Wild Rovers’ director Blake Edwards is – of course – much better known as a director of comedies but he seems to have made it a point to work in a few different genres in between the comedies. Even though these films generally have their problems they also feel a lot like labours of love to me, Edwards milking his commercial success to get astonishing amounts of money for his dream projects.

The film at hand is a case in point, with its Jerry-Goldsmith-doing-Aaron-Copland score, the lavish photography by Philip Lathrop, and its mostly excellent cast, often looking and sounding like someone’s wet dream of a Western. Unfortunately, it’s at the same time a much too self-indulgent movie for my tastes, the sort of thing where a director seems so in love with parts of his movie he just can’t let them stop, leading to some scenes that barely should be in the film at all going on forever, some ill-advised The Wild Bunch without the punch-style slow motion, and pacing that at times slows to a crawl. Then there’s the musical Overture and Entr’acte (seriously) that has no business at all in a film this slow and long already, something so useless to the film I don’t even know what to say about it.
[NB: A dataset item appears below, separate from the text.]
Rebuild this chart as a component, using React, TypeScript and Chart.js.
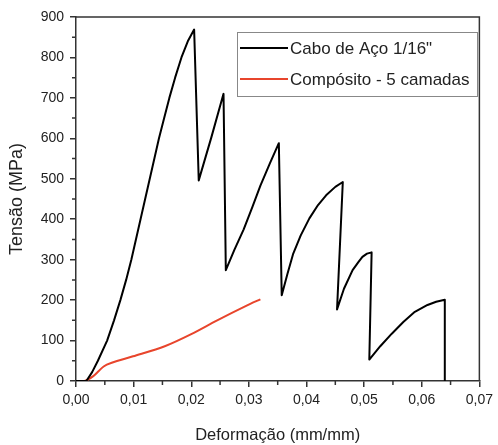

Less a problem of self-indulgence than one of miscasting is Ryan O’Neal, who isn’t at his worst here, but whose specific kind of blandness and lack of a projected screen personality chafes badly against a William Holden who at this point of his career made things look easy and natural even when they were getting rather theatrical.

On the other hand, Wild Rovers features nearly as many moments of brilliance as it does of self-indulgent bloat, moments when Edwards’s pretensions stop being pretensions and start becoming the real thing, like basically every time Holden opens his mouth, that ill-fated poker game in Benson, or some of the shots of Holden and O’Neal travelling.

As a matter of fact, I found myself enjoying Wild Rovers more often than not, regularly buying into its world building, as well as its attempt at reaching the archetypal by way of the specific, and while I was bored for more than one scene, I can’t help but recommend it for all the parts of it that aren’t boring.